Stefan Kufer

Effective and Efficient Summarization of Two-Dimensional Point Data

Approaches for Resource Description and Selection in Spatial Application Scenarios

Reihe:

Effective and Efficient Summarization of Two-Dimensional Point Data
DOWNLOAD COVER

Space is everywhere, and so is spatial data. The digital revolution has led to an enormous pool of available spatial data, and the amount of newly generated spatial data is increasing day by day. Often, this spatial data is two-dimensional point data that in addition is associated with data objects such as media objects (e.g. pictures or texts). As a consequence of the huge amount of data objects which is generated and then has to be maintained, there is a need for effective and efficient search systems which are capable of addressing the spatial properties of the data objects. In this context, different search scenarios exist: The data objects might be maintained in a distributed system (i.e. on a set of different machines) or in a centralized system (i.e. on a single machine) which, in each case, leads to varying requirements for appropriate search systems. However, in both scenarios, the concept of resource description and selection is an applicable paradigm for conducting similarity searches with regard to the spatial properties of the data objects. Hereby, when focusing on the spatial aspects, a resource is an abstract entity that administers spatial point data. For describing the spatial footprint of a resource, its spatial data point set can be ‘summarized” by means of geometrically delineated areas which cover this data point set. These resource descriptions are then usable for a targeted selection of the resources which administer the relevant data objects based on spatial properties.

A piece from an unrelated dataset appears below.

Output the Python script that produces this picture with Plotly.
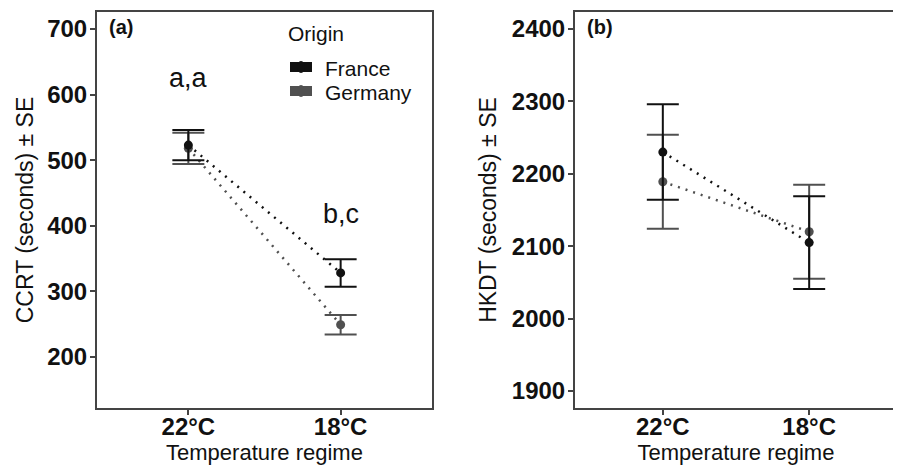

This thesis is concerned with the effective and efficient summarization of two-dimensional spatial point data as a means for resource description and selection in spatial application scenarios. The term ‘effective” refers to a spatially very accurate geometric delineation of the data point set to describe whereas the term ‘efficient” relates to its storage-space-efficient representation. Two search-based spatial application scenarios are assessed in this thesis, and in both, the search task can be modelled by adhering to the concept of resource description and selection.

The first scenario is a distributed application scenario in which spatial point data is maintained by a set of independent resources such as peers in a peer-to-peer network. Given a concrete query, the resource descriptions shall enable the targeted selection of the peers administering the relevant data points while ignoring ‘irrelevant” resources. The distributed application scenario is the main part of this thesis, and our summarization approaches are specifically developed for this purpose. Hereby, a variety of concepts is considered which include the compression of the data points, the use of arbitrarily complex bounding volumes to delineate them, the representation of complex objects (such as complex bounding volumes) with a set of simple objects, and a division of the data point set to describe into groups and the subsequent concise delineation of each group. Overall, 14 summarization approaches are presented in this thesis which can be categorized into data partitioning approaches, space partitioning approaches, and hybrid approaches. Following the specification of suitable resource selection schemes which are based on the various summaries, an extensive evaluation is conducted by means of assessing the approaches” performances for k nearest neighbor (kNN) queries. The evaluation considers different data collections and varying environmental conditions in order to assess the robustness of the approaches.

In the second application scenario, a utilization of our summarization approaches in a multidimensional data structure is assessed—which constitutes a centralized application scenario. More specifically, the two summarization approaches of the distributed application scenario which are most suitable for this purpose are integrated into an R-tree which administers sets of two-dimensional point data. The R-tree is a tree-based, centralized multidimensional data structure which has been the subject of intensive research over many years, starting in 1984. Within an R-tree, the ‘resources” are the nodes of the hierarchical tree structure. The resource descriptions shall enable the targeted traversal of paths in the tree structure when searching for the relevant data points given a specific query. Traditionally, these nodes are described by Minimum Bounding Rectangles (MBRs) which are very storage-space-efficient but rather coarse descriptions of a spatial footprint. After presenting the classical R-tree, the modifications to the R-tree that are necessary to integrate our summarization approaches are discussed. Also, appropriate algorithms for calculating summaries from a set of rectangles are outlined as this is a prerequisite for the efficient use of our sophisticated summarization approaches in R-trees. Following the specification of appropriate range query and kNN query algorithms, an extensive evaluation is conducted which assesses both the improvement potential over the traditional R-tree using MBR summaries as well as the degree of achievement by means of the straightforward approach to the integration that we pursue. Also in this evaluation, different data collections and varying environmental conditions are considered.

Overall, the thesis presents a wide variety of summarization approaches for describing sets of two-dimensional point data. These summarization approaches are excellently suited for usage in the investigated distributed application scenario. Furthermore, we assess the utilization of the two summarization approaches which are most appropriate for this purpose in an already very intensively researched centralized application scenario. Here, we examine further improvement potentials and identify important obstacles which are to overcome for our summarization approaches in such an environment.